Chiffre d'affaires de l’entité fusionnée : 3,4 milliards d’euros ; résultat opérationnel courant combiné : 461 millions d’euros ; création de 250 à 350 millions d’euros d’EBITA…
Ces chiffres peuvent sembler anecdotiques. Ils sont en fait le fruit d’une décision commune des quatre parties prenantes, en amont de l’annonce des négociations exclusives.

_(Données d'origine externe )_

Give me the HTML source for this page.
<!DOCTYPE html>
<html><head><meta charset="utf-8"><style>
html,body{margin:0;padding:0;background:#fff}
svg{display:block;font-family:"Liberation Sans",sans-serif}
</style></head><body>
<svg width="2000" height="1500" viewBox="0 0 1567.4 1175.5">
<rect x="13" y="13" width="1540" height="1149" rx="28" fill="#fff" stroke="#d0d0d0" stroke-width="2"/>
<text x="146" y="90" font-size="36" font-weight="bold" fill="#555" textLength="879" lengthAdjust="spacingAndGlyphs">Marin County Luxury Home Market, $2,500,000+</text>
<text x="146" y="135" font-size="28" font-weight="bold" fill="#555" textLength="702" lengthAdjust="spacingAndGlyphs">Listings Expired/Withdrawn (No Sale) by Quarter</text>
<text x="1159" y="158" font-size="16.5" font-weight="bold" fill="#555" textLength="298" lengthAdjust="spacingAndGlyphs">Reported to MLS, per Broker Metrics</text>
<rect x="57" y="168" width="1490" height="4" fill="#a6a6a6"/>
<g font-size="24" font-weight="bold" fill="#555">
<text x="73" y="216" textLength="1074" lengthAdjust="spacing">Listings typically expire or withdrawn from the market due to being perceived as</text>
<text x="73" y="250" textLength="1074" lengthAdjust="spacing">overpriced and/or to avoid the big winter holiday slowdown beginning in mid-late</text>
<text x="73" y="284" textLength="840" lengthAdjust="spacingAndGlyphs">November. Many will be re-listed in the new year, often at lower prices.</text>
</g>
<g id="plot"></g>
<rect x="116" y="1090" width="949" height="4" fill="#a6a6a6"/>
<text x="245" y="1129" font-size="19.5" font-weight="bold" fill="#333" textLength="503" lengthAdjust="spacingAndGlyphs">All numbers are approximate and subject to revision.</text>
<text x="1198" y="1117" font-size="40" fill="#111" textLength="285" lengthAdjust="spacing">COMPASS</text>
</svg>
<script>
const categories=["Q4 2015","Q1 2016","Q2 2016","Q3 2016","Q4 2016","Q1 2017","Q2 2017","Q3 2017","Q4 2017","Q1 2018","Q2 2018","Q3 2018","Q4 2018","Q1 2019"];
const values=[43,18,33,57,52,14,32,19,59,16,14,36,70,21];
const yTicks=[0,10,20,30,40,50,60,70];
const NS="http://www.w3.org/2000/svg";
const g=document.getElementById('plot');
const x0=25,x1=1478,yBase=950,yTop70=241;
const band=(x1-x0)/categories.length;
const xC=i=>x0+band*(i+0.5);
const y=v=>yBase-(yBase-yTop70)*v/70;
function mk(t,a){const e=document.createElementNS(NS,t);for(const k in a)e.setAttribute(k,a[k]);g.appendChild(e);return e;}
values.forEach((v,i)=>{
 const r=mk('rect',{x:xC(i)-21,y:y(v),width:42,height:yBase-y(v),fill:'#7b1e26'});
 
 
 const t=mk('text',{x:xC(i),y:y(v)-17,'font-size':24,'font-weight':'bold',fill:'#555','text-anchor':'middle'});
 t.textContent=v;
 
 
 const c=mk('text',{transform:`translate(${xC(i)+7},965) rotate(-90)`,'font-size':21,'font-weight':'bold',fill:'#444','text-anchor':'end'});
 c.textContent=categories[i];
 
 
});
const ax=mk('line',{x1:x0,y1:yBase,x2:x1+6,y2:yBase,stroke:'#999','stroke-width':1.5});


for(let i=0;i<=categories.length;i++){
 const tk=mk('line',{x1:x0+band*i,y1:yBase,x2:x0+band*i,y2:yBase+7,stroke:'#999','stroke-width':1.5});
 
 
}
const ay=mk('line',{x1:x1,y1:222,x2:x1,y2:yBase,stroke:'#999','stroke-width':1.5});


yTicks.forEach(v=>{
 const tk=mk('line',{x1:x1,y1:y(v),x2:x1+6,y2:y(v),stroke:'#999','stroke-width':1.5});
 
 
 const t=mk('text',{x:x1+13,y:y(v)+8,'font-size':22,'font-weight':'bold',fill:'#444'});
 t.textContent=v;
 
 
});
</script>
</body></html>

Certes étaient-ils convenus sur le principe d’une fusion de TF1 (TF1 TMC, TFX, TF1 séries films, LCI, Ushuaïa TV, Histoire TV, TV Breizh, Série Club…) et M6 (M6, W9, 6ter, Paris Première, Téva...), mais encore fallait-il vérifier que le rapprochement se traduirait par des synergies réelles.
La « boîte noire »
Pour y parvenir, entre les dirigeants, et notamment Gilles Pélisson, PDG de TF1, Nicolas de Tavernost, président du directoire de M6, Thomas Rabe, directeur général de RTL Group et Olivier Roussat, directeur général de Bouygues, une nécessité s’impose alors : le besoin de recourir à un cabinet tiers, expert de ces rapprochements complexes, à même d’accéder aux données confidentielles de TF1 et de M6, de les consolider, sans risquer que ni TF1 ni M6 n’aient accès aux données de l’autre camp.

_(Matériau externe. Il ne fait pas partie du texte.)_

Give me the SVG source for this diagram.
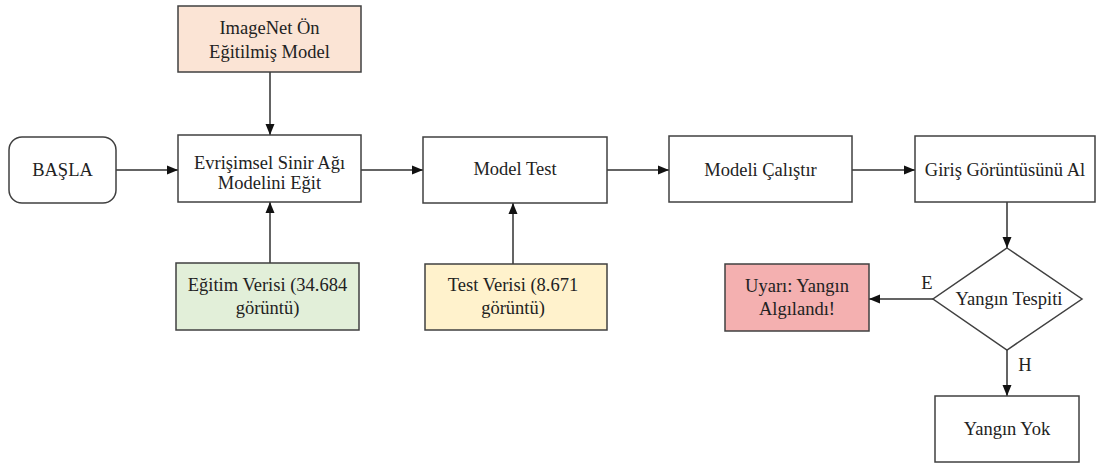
<svg xmlns="http://www.w3.org/2000/svg" width="1097" height="464" viewBox="0 0 1097 464">
<defs>
<style>
.box{stroke:#404040;stroke-width:1.5;fill:#ffffff}
.t{font-family:'Liberation Serif','Times New Roman',serif;font-size:18.5px;fill:#222;text-anchor:middle}
.c{stroke:#303030;stroke-width:1.5;fill:none;marker-end:url(#ah)}
</style>
<marker id="ah" markerUnits="userSpaceOnUse" markerWidth="12" markerHeight="10" refX="11" refY="5" orient="auto">
<path d="M0,0.5 L11,5 L0,9.5 z" fill="#111"/>
</marker>
</defs>
<rect width="1097" height="464" fill="#ffffff"/>
<g id="connectors">
<line class="c" x1="116" y1="170" x2="178" y2="170"/>
<line class="c" x1="270" y1="72" x2="270" y2="135"/>
<line class="c" x1="270" y1="263" x2="270" y2="202"/>
<line class="c" x1="361" y1="170" x2="423" y2="170"/>
<line class="c" x1="513" y1="264" x2="513" y2="203"/>
<line class="c" x1="607" y1="170" x2="669" y2="170"/>
<line class="c" x1="852" y1="170" x2="915" y2="170"/>
<line class="c" x1="1007" y1="202" x2="1007" y2="248"/>
<line class="c" x1="933" y1="299" x2="869" y2="299"/>
<line class="c" x1="1007" y1="350" x2="1007" y2="396"/>
<text class="t" x="927" y="289">E</text>
<text class="t" x="1025" y="371">H</text>
</g>
<g id="basla">
<rect class="box" x="9" y="137" width="107" height="66" rx="13"/>
<text class="t" x="62.5" y="176">BAŞLA</text>
</g>
<g id="imagenet">
<rect class="box" x="178" y="6" width="183" height="66" style="fill:#fbe4d5"/>
<text class="t" x="269.5" y="34">ImageNet Ön</text>
<text class="t" x="269.5" y="58">Eğitilmiş Model</text>
</g>
<g id="egit">
<rect class="box" x="178" y="135" width="183" height="67"/>
<text class="t" x="269.5" y="169">Evrişimsel Sinir Ağı</text>
<text class="t" x="269.5" y="189">Modelini Eğit</text>
</g>
<g id="egitimverisi">
<rect class="box" x="176" y="263" width="183" height="67" style="fill:#e2efd9"/>
<text class="t" x="267.5" y="291">Eğitim Verisi (34.684</text>
<text class="t" x="267.5" y="314">görüntü)</text>
</g>
<g id="modeltest">
<rect class="box" x="423" y="137" width="184" height="66"/>
<text class="t" x="515" y="175">Model Test</text>
</g>
<g id="testverisi">
<rect class="box" x="425" y="264" width="182" height="66" style="fill:#fff2cc"/>
<text class="t" x="513" y="291">Test Verisi (8.671</text>
<text class="t" x="513" y="314">görüntü)</text>
</g>
<g id="calistir">
<rect class="box" x="669" y="136" width="183" height="66"/>
<text class="t" x="760.5" y="176">Modeli Çalıştır</text>
</g>
<g id="giris">
<rect class="box" x="915" y="136" width="180" height="66"/>
<text class="t" x="1005" y="176">Giriş Görüntüsünü Al</text>
</g>
<g id="tespit">
<polygon class="box" points="1007,248 1082,299 1007,350 933,299"/>
<text class="t" x="1009" y="305">Yangın Tespiti</text>
</g>
<g id="uyari">
<rect class="box" x="725" y="264" width="144" height="67" style="fill:#f4b0b0"/>
<text class="t" x="797" y="292">Uyarı: Yangın</text>
<text class="t" x="797" y="315">Algılandı!</text>
</g>
<g id="yok">
<rect class="box" x="935" y="396" width="144" height="66"/>
<text class="t" x="1007" y="435">Yangın Yok</text>
</g>
</svg>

Une « boîte noire » à même d’établir des chiffres plus précis sans risquer les avantages compétitifs de deux chaînes qui restent, tant que la fusion n’est pas menée à son terme, des concurrents directs.
Rapidement, le choix est fait : ce sera le Boston Consulting Group, et ce pour plusieurs raisons. D’abord, pour pareil rapprochement, il faut une marque de conseil assez forte. Ensuite, il faut un cabinet rompu à l’art et la manière des rapprochements complexes et de grande échelle dans tous les domaines : banques, agroalimentaire…
Le BCG cochait les cases. En France, le cabinet est notamment connu pour avoir soufflé à Michel Pébereau – qui était alors le PDG de BNP et est depuis devenu senior advisor au BCG – la méthode « guerre des six jours » lors de la fusion BNP-Paribas de l’an 2000.
La méthode était la suivante : six jours, six semaines, six mois (Libération en faisait alors le récit) : six jours pour nommer le comité de direction, six semaines pour le plan industriel et la mise en place des structures, six mois pour aboutir aux propositions d'organisation et de synergie.
Le BCG est a fortiori un habitué de Bouygues, Bertelsmann (actionnaire de référence de RTL Group) et TF1 – sur la stratégie digitale de la chaîne par exemple. Le cabinet intervient sur divers sujets en continu dans ces différentes organisations et pouvait donc facilement être agréé par toutes les parties prenantes.
Trois partners à la manœuvre
Une fois le cabinet retenu, trois associés se saisissent du dossier TF1-M6.
Franck Luisada, qui a récemment été nommé leader monde de la practice technologies, médias et télécommunications (TMT) du BCG (relire notre article).
Renaud Montupet, qui est arrivé d’AlixPartners (non sans peine) en 2017, en tant que spécialiste du retournement des entreprises en difficultés et qui occupe encore aujourd’hui les fonctions de partner de Turn, la marque du BCG dédié au retournement.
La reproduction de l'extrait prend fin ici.